::: Given information

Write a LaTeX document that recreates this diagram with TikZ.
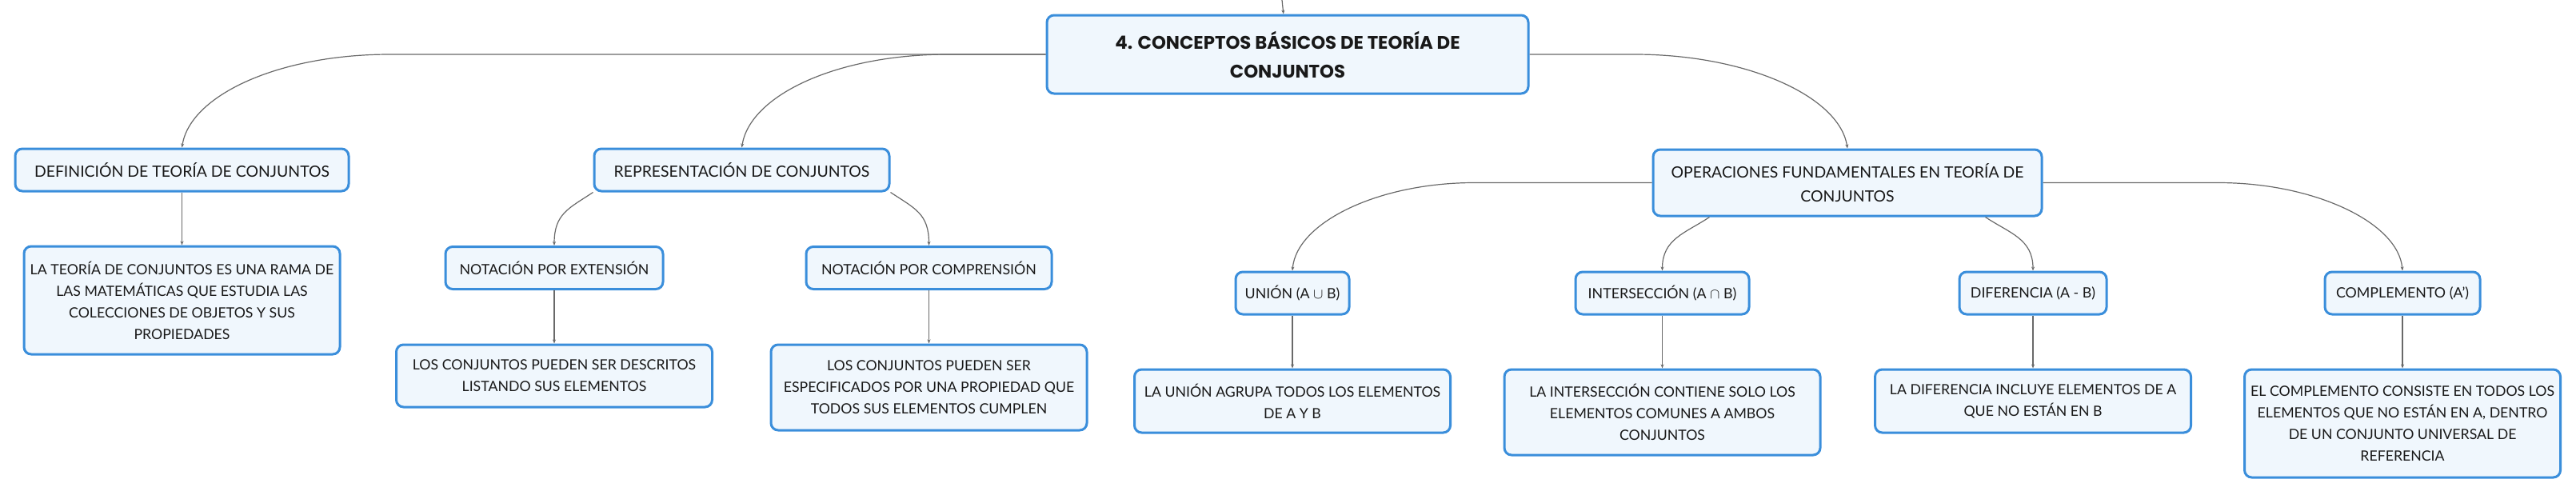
\documentclass[tikz,border=0pt]{standalone}
\usepackage{fontspec}
\setmainfont{Lato}
\newfontfamily\titlefont{Poppins}
\usetikzlibrary{arrows.meta,calc}

\definecolor{boxline}{RGB}{58,142,219}
\definecolor{boxfill}{RGB}{240,247,253}
\definecolor{linkgray}{RGB}{105,105,105}
\definecolor{ink}{RGB}{25,25,25}

\begin{document}
\begin{tikzpicture}[x=0.5pt,y=-0.5pt]
        \tikzstyle{box}=[draw=boxline,fill=boxfill,line width=1.5pt,rounded corners=4.5pt,align=center,text=ink,inner sep=2pt]
        \tikzstyle{root}=[box,font=\titlefont\bfseries\fontsize{11.4pt}{18pt}\selectfont,minimum width=301pt,minimum height=49pt]
        \tikzstyle{topic}=[box,font=\fontsize{9.7pt}{15.3pt}\selectfont,minimum height=26.5pt]
        \tikzstyle{sub}=[box,font=\fontsize{8.9pt}{13.5pt}\selectfont,minimum height=26.5pt]
        \tikzstyle{note}=[box,font=\fontsize{8.85pt}{13.5pt}\selectfont,minimum width=197.5pt]
        \tikzstyle{link}=[draw=linkgray,line width=0.6pt,-{Stealth[length=2.5pt,width=2pt]}]

        \useasboundingbox (0,0) rectangle (3221,618);

        \coordinate (up) at (1603,0);
        \node[root](root) at (1610,68){4. CONCEPTOS BÁSICOS DE TEORÍA DE\\CONJUNTOS};

        \node[topic,minimum width=208.5pt](def) at (227.5,212.5){DEFINICIÓN DE TEORÍA DE CONJUNTOS};
        \node[note,minimum height=67.5pt](defTxt) at (227.5,375.5){LA TEORÍA DE CONJUNTOS ES UNA RAMA DE\\LAS MATEMÁTICAS QUE ESTUDIA LAS\\COLECCIONES DE OBJETOS Y SUS\\PROPIEDADES};

        \node[topic,minimum width=184.5pt](repr) at (927.5,212.5){REPRESENTACIÓN DE CONJUNTOS};
        \node[sub,minimum width=136pt](ext) at (693,335){NOTACIÓN POR EXTENSIÓN};
        \node[note,minimum height=39pt](extTxt) at (693,470){LOS CONJUNTOS PUEDEN SER DESCRITOS\\LISTANDO SUS ELEMENTOS};
        \node[sub,minimum width=153.5pt](comp) at (1161.5,335){NOTACIÓN POR COMPRENSIÓN};
        \node[note,minimum height=53.5pt](compTxt) at (1161.5,484.5){LOS CONJUNTOS PUEDEN SER\\ESPECIFICADOS POR UNA PROPIEDAD QUE\\TODOS SUS ELEMENTOS CUMPLEN};

        \node[topic,minimum width=243pt,minimum height=41.5pt](ops) at (2310,228.5){OPERACIONES FUNDAMENTALES EN TEORÍA DE\\CONJUNTOS};
        \node[sub,minimum width=71pt](union) at (1616,366.5){UNIÓN (A {\small$\cup$} B)};
        \node[note,minimum height=39.5pt](unionTxt) at (1616,501.5){LA UNIÓN AGRUPA TODOS LOS ELEMENTOS\\DE A Y B};
        \node[sub,minimum width=108.5pt](inter) at (2078.5,366.5){INTERSECCIÓN (A $\cap$ B)};
        \node[note,minimum height=53.5pt](interTxt) at (2078.5,515.5){LA INTERSECCIÓN CONTIENE SOLO LOS\\ELEMENTOS COMUNES A AMBOS\\CONJUNTOS};
        \node[sub,minimum width=92pt](diff) at (2542,366.5){DIFERENCIA (A - B)};
        \node[note,minimum height=39.5pt](diffTxt) at (2542,501.5){LA DIFERENCIA INCLUYE ELEMENTOS DE A\\QUE NO ESTÁN EN B};
        \node[sub,minimum width=97pt](compl) at (3004,366.5){COMPLEMENTO (A’)};
        \node[note,minimum height=67.5pt](complTxt) at (3004,529.5){EL COMPLEMENTO CONSISTE EN TODOS LOS\\ELEMENTOS QUE NO ESTÁN EN A, DENTRO\\DE UN CONJUNTO UNIVERSAL DE\\REFERENCIA};

        \draw[link] (up) -- (root);

        \draw[link] (root.west) -- ($(def.north |- root.west)+(260,0)$) .. controls +(-140,0) and +(10,-65) .. (def.north);
        \draw[link] (root.west) -- ($(repr.north |- root.west)+(258,0)$) .. controls +(-140,0) and +(10,-65) .. (repr.north);
        \draw[link] (root.east) -- ($(ops.north |- root.east)+(-266,0)$) .. controls +(140,0) and +(-10,-65) .. (ops.north);

        \draw[link] (def) -- (defTxt);

        \draw[link] (repr.south west) .. controls +(-30,20) and +(0,-40) .. (ext.north);
        \draw[link] (repr.south east) .. controls +(30,20) and +(0,-40) .. (comp.north);
        \draw[link] (ext) -- (extTxt);
        \draw[link] (comp) -- (compTxt);

        \draw[link] (ops.west) -- ($(union.north |- ops.west)+(227,0)$) .. controls +(-120,0) and +(5,-60) .. (union.north);
        \draw[link] (ops.194) .. controls +(-30,20) and +(0,-40) .. (inter.north);
        \draw[link] (ops.346) .. controls +(30,20) and +(0,-40) .. (diff.north);
        \draw[link] (ops.east) -- ($(compl.north |- ops.east)+(-230,0)$) .. controls +(120,0) and +(-5,-60) .. (compl.north);

        \draw[link] (union) -- (unionTxt);
        \draw[link] (inter) -- (interTxt);
        \draw[link] (diff) -- (diffTxt);
        \draw[link] (compl) -- (complTxt);

    \end{tikzpicture}
\end{document}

::::::

> [Stated goal]: Copy out all the data without changing anything, and drop the pictures.

> [Full output]:
Write a LaTeX document that recreates this diagram with TikZ.
\documentclass[tikz,border=0pt]{standalone}
\usepackage{fontspec}
\setmainfont{Lato}
\newfontfamily\titlefont{Poppins}
\usetikzlibrary{arrows.meta,calc}

\definecolor{boxline}{RGB}{58,142,219}
\definecolor{boxfill}{RGB}{240,247,253}
\definecolor{linkgray}{RGB}{105,105,105}
\definecolor{ink}{RGB}{25,25,25}

\begin{document}
\begin{tikzpicture}[x=0.5pt,y=-0.5pt]
        \tikzstyle{box}=[draw=boxline,fill=boxfill,line width=1.5pt,rounded corners=4.5pt,align=center,text=ink,inner sep=2pt]
        \tikzstyle{root}=[box,font=\titlefont\bfseries\fontsize{11.4pt}{18pt}\selectfont,minimum width=301pt,minimum height=49pt]
        \tikzstyle{topic}=[box,font=\fontsize{9.7pt}{15.3pt}\selectfont,minimum height=26.5pt]
        \tikzstyle{sub}=[box,font=\fontsize{8.9pt}{13.5pt}\selectfont,minimum height=26.5pt]
        \tikzstyle{note}=[box,font=\fontsize{8.85pt}{13.5pt}\selectfont,minimum width=197.5pt]
        \tikzstyle{link}=[draw=linkgray,line width=0.6pt,-{Stealth[length=2.5pt,width=2pt]}]

        \useasboundingbox (0,0) rectangle (3221,618);

        \coordinate (up) at (1603,0);
        \node[root](root) at (1610,68){4. CONCEPTOS BÁSICOS DE TEORÍA DE\\CONJUNTOS};

        \node[topic,minimum width=208.5pt](def) at (227.5,212.5){DEFINICIÓN DE TEORÍA DE CONJUNTOS};
        \node[note,minimum height=67.5pt](defTxt) at (227.5,375.5){LA TEORÍA DE CONJUNTOS ES UNA RAMA DE\\LAS MATEMÁTICAS QUE ESTUDIA LAS\\COLECCIONES DE OBJETOS Y SUS\\PROPIEDADES};

        \node[topic,minimum width=184.5pt](repr) at (927.5,212.5){REPRESENTACIÓN DE CONJUNTOS};
        \node[sub,minimum width=136pt](ext) at (693,335){NOTACIÓN POR EXTENSIÓN};
        \node[note,minimum height=39pt](extTxt) at (693,470){LOS CONJUNTOS PUEDEN SER DESCRITOS\\LISTANDO SUS ELEMENTOS};
        \node[sub,minimum width=153.5pt](comp) at (1161.5,335){NOTACIÓN POR COMPRENSIÓN};
        \node[note,minimum height=53.5pt](compTxt) at (1161.5,484.5){LOS CONJUNTOS PUEDEN SER\\ESPECIFICADOS POR UNA PROPIEDAD QUE\\TODOS SUS ELEMENTOS CUMPLEN};

        \node[topic,minimum width=243pt,minimum height=41.5pt](ops) at (2310,228.5){OPERACIONES FUNDAMENTALES EN TEORÍA DE\\CONJUNTOS};
        \node[sub,minimum width=71pt](union) at (1616,366.5){UNIÓN (A {\small$\cup$} B)};
        \node[note,minimum height=39.5pt](unionTxt) at (1616,501.5){LA UNIÓN AGRUPA TODOS LOS ELEMENTOS\\DE A Y B};
        \node[sub,minimum width=108.5pt](inter) at (2078.5,366.5){INTERSECCIÓN (A $\cap$ B)};
        \node[note,minimum height=53.5pt](interTxt) at (2078.5,515.5){LA INTERSECCIÓN CONTIENE SOLO LOS\\ELEMENTOS COMUNES A AMBOS\\CONJUNTOS};
        \node[sub,minimum width=92pt](diff) at (2542,366.5){DIFERENCIA (A - B)};
        \node[note,minimum height=39.5pt](diffTxt) at (2542,501.5){LA DIFERENCIA INCLUYE ELEMENTOS DE A\\QUE NO ESTÁN EN B};
        \node[sub,minimum width=97pt](compl) at (3004,366.5){COMPLEMENTO (A’)};
        \node[note,minimum height=67.5pt](complTxt) at (3004,529.5){EL COMPLEMENTO CONSISTE EN TODOS LOS\\ELEMENTOS QUE NO ESTÁN EN A, DENTRO\\DE UN CONJUNTO UNIVERSAL DE\\REFERENCIA};

        \draw[link] (up) -- (root);

        \draw[link] (root.west) -- ($(def.north |- root.west)+(260,0)$) .. controls +(-140,0) and +(10,-65) .. (def.north);
        \draw[link] (root.west) -- ($(repr.north |- root.west)+(258,0)$) .. controls +(-140,0) and +(10,-65) .. (repr.north);
        \draw[link] (root.east) -- ($(ops.north |- root.east)+(-266,0)$) .. controls +(140,0) and +(-10,-65) .. (ops.north);

        \draw[link] (def) -- (defTxt);

        \draw[link] (repr.south west) .. controls +(-30,20) and +(0,-40) .. (ext.north);
        \draw[link] (repr.south east) .. controls +(30,20) and +(0,-40) .. (comp.north);
        \draw[link] (ext) -- (extTxt);
        \draw[link] (comp) -- (compTxt);

        \draw[link] (ops.west) -- ($(union.north |- ops.west)+(227,0)$) .. controls +(-120,0) and +(5,-60) .. (union.north);
        \draw[link] (ops.194) .. controls +(-30,20) and +(0,-40) .. (inter.north);
        \draw[link] (ops.346) .. controls +(30,20) and +(0,-40) .. (diff.north);
        \draw[link] (ops.east) -- ($(compl.north |- ops.east)+(-230,0)$) .. controls +(120,0) and +(-5,-60) .. (compl.north);

        \draw[link] (union) -- (unionTxt);
        \draw[link] (inter) -- (interTxt);
        \draw[link] (diff) -- (diffTxt);
        \draw[link] (compl) -- (complTxt);

    \end{tikzpicture}
\end{document}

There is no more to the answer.